▶ EXERCISE: Repeat each line of the material below exactly as it appears, minus any pictures.

[start DATA BLOCK]

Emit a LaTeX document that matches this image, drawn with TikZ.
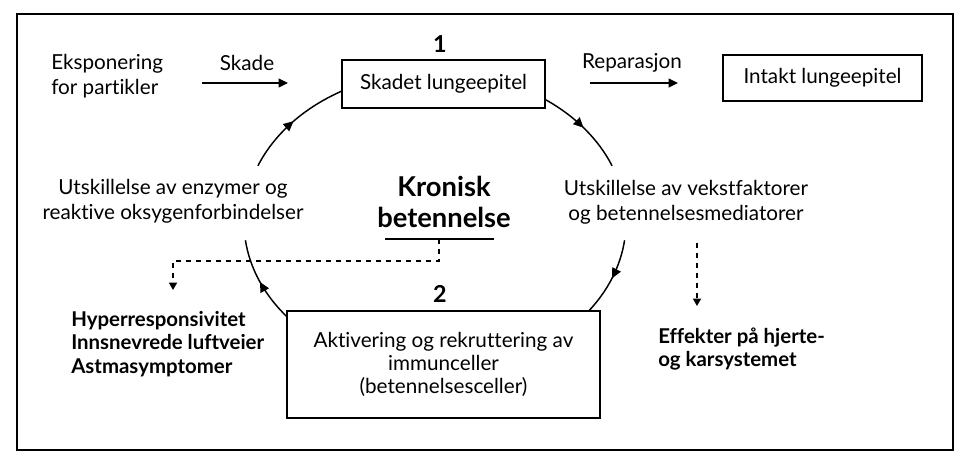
\documentclass[tikz,border=0pt]{standalone}
\usepackage{fontspec}
\setmainfont[Ligatures=NoCommon]{Lato}
\usetikzlibrary{arrows.meta,decorations.markings,calc}
\begin{document}
\begin{tikzpicture}[x=0.75pt,y=-0.75pt,
  txt/.style={font=\fontsize{15.5}{18.75}\selectfont, inner sep=0pt},
  boldtxt/.style={font=\fontsize{15.3}{17.4}\selectfont\bfseries, inner sep=0pt, align=left},
  num/.style={font=\fontsize{17.5}{18}\selectfont\bfseries, inner sep=0pt},
  boxst/.style={draw, line width=1.1pt, inner sep=0pt, font=\fontsize{15.5}{17.25}\selectfont},
  arr/.style={line width=1.1pt, -{Triangle[length=7pt,width=6.5pt]}},
  darr/.style={line width=1.1pt, dash pattern=on 4pt off 3.5pt, -{Triangle[length=5.5pt,width=6pt]}},
  cyc/.style={line width=1.1pt, postaction={decorate},
    decoration={markings, mark=at position 0.5 with {\arrow{Triangle[length=7.5pt,width=7pt]}}}},
  ell/.style={x radius=143.25pt, y radius=112.5pt},
]
\useasboundingbox (0,0) rectangle (970,466);
\draw[line width=1.5pt] (17,14) rectangle (953,450);

% nodes
\node[txt, align=left, anchor=west] (eksp) at (51,76) {Eksponering\\for partikler};
\node[txt] (skade) at (247,63) {Skade};
\node[boxst, minimum width=152.25pt, minimum height=36pt] (b1) at (443.5,84) {Skadet lungeepitel};
\node[num] (n1) at (440,44) {1};
\node[txt] (rep) at (632,63) {Reparasjon};
\node[boxst, minimum width=149.25pt, minimum height=34.5pt] (b3) at (822.5,78) {Intakt lungeepitel};
\node[txt, align=center] (lt) at (173,201) {Utskillelse av enzymer og\\reaktive oksygenforbindelser};
\node[txt, align=center] (rt) at (686,202) {Utskillelse av vekstfaktorer\\og betennelsesmediatorer};
\node[font=\fontsize{20.5}{23.25}\selectfont\bfseries, inner sep=0pt, align=center] (kron) at (444,202) {Kronisk\\betennelse};
\node[num] (n2) at (440,294) {2};
\node[boxst, minimum width=234.75pt, minimum height=80.25pt, align=center] (b2) at (443.5,364.5)
  {Aktivering og rekruttering av\\immunceller\\(betennelsesceller)};
\node[boldtxt, anchor=west] (hyp) at (71,344) {Hyperresponsivitet\\Innsnevrede luftveier\\Astmasymptomer};
\node[boldtxt, anchor=west] (eff) at (658,349) {Effekter på hjerte-\\og karsystemet};

% straight arrows
\coordinate (s1) at (202,83); \coordinate (s2) at (288,83);
\draw[arr] (s1) -- (s2);
\coordinate (r1) at (590,83); \coordinate (r2) at (678,83);
\draw[arr] (r1) -- (r2);

% cycle arcs (ellipse centred at c)
\coordinate (c) at (435,222);
\draw[cyc] ([shift={(158:143.25pt and 112.5pt)}]c) arc[ell, start angle=158, end angle=119.1];
\draw[cyc] ([shift={(54.8:143.25pt and 112.5pt)}]c) arc[ell, start angle=54.8, end angle=22];
\draw[cyc] ([shift={(-7:143.25pt and 112.5pt)}]c) arc[ell, start angle=-7, end angle=-36.4];
\draw[cyc] ([shift={(219.2:143.25pt and 112.5pt)}]c) arc[ell, start angle=219.2, end angle=187];

% underline and dashed connectors
\coordinate (ul) at (385,239); \coordinate (ur) at (494,239);
\draw[line width=1.1pt] (ul) -- (ur);
\coordinate (d0) at (439,239); \coordinate (d1) at (439,261); \coordinate (d2) at (173,261); \coordinate (d3) at (173,290);
\draw[darr] (d0) -- (d1) -- (d2) -- (d3);
\coordinate (e0) at (697,243); \coordinate (e1) at (697,306);
\draw[darr] (e0) -- (e1);
\end{tikzpicture}
\end{document}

[end DATA BLOCK]

▶ RESPONSE:
Emit a LaTeX document that matches this image, drawn with TikZ.
\documentclass[tikz,border=0pt]{standalone}
\usepackage{fontspec}
\setmainfont[Ligatures=NoCommon]{Lato}
\usetikzlibrary{arrows.meta,decorations.markings,calc}
\begin{document}
\begin{tikzpicture}[x=0.75pt,y=-0.75pt,
  txt/.style={font=\fontsize{15.5}{18.75}\selectfont, inner sep=0pt},
  boldtxt/.style={font=\fontsize{15.3}{17.4}\selectfont\bfseries, inner sep=0pt, align=left},
  num/.style={font=\fontsize{17.5}{18}\selectfont\bfseries, inner sep=0pt},
  boxst/.style={draw, line width=1.1pt, inner sep=0pt, font=\fontsize{15.5}{17.25}\selectfont},
  arr/.style={line width=1.1pt, -{Triangle[length=7pt,width=6.5pt]}},
  darr/.style={line width=1.1pt, dash pattern=on 4pt off 3.5pt, -{Triangle[length=5.5pt,width=6pt]}},
  cyc/.style={line width=1.1pt, postaction={decorate},
    decoration={markings, mark=at position 0.5 with {\arrow{Triangle[length=7.5pt,width=7pt]}}}},
  ell/.style={x radius=143.25pt, y radius=112.5pt},
]
\useasboundingbox (0,0) rectangle (970,466);
\draw[line width=1.5pt] (17,14) rectangle (953,450);

% nodes
\node[txt, align=left, anchor=west] (eksp) at (51,76) {Eksponering\\for partikler};
\node[txt] (skade) at (247,63) {Skade};
\node[boxst, minimum width=152.25pt, minimum height=36pt] (b1) at (443.5,84) {Skadet lungeepitel};
\node[num] (n1) at (440,44) {1};
\node[txt] (rep) at (632,63) {Reparasjon};
\node[boxst, minimum width=149.25pt, minimum height=34.5pt] (b3) at (822.5,78) {Intakt lungeepitel};
\node[txt, align=center] (lt) at (173,201) {Utskillelse av enzymer og\\reaktive oksygenforbindelser};
\node[txt, align=center] (rt) at (686,202) {Utskillelse av vekstfaktorer\\og betennelsesmediatorer};
\node[font=\fontsize{20.5}{23.25}\selectfont\bfseries, inner sep=0pt, align=center] (kron) at (444,202) {Kronisk\\betennelse};
\node[num] (n2) at (440,294) {2};
\node[boxst, minimum width=234.75pt, minimum height=80.25pt, align=center] (b2) at (443.5,364.5)
  {Aktivering og rekruttering av\\immunceller\\(betennelsesceller)};
\node[boldtxt, anchor=west] (hyp) at (71,344) {Hyperresponsivitet\\Innsnevrede luftveier\\Astmasymptomer};
\node[boldtxt, anchor=west] (eff) at (658,349) {Effekter på hjerte-\\og karsystemet};

% straight arrows
\coordinate (s1) at (202,83); \coordinate (s2) at (288,83);
\draw[arr] (s1) -- (s2);
\coordinate (r1) at (590,83); \coordinate (r2) at (678,83);
\draw[arr] (r1) -- (r2);

% cycle arcs (ellipse centred at c)
\coordinate (c) at (435,222);
\draw[cyc] ([shift={(158:143.25pt and 112.5pt)}]c) arc[ell, start angle=158, end angle=119.1];
\draw[cyc] ([shift={(54.8:143.25pt and 112.5pt)}]c) arc[ell, start angle=54.8, end angle=22];
\draw[cyc] ([shift={(-7:143.25pt and 112.5pt)}]c) arc[ell, start angle=-7, end angle=-36.4];
\draw[cyc] ([shift={(219.2:143.25pt and 112.5pt)}]c) arc[ell, start angle=219.2, end angle=187];

% underline and dashed connectors
\coordinate (ul) at (385,239); \coordinate (ur) at (494,239);
\draw[line width=1.1pt] (ul) -- (ur);
\coordinate (d0) at (439,239); \coordinate (d1) at (439,261); \coordinate (d2) at (173,261); \coordinate (d3) at (173,290);
\draw[darr] (d0) -- (d1) -- (d2) -- (d3);
\coordinate (e0) at (697,243); \coordinate (e1) at (697,306);
\draw[darr] (e0) -- (e1);
\end{tikzpicture}
\end{document}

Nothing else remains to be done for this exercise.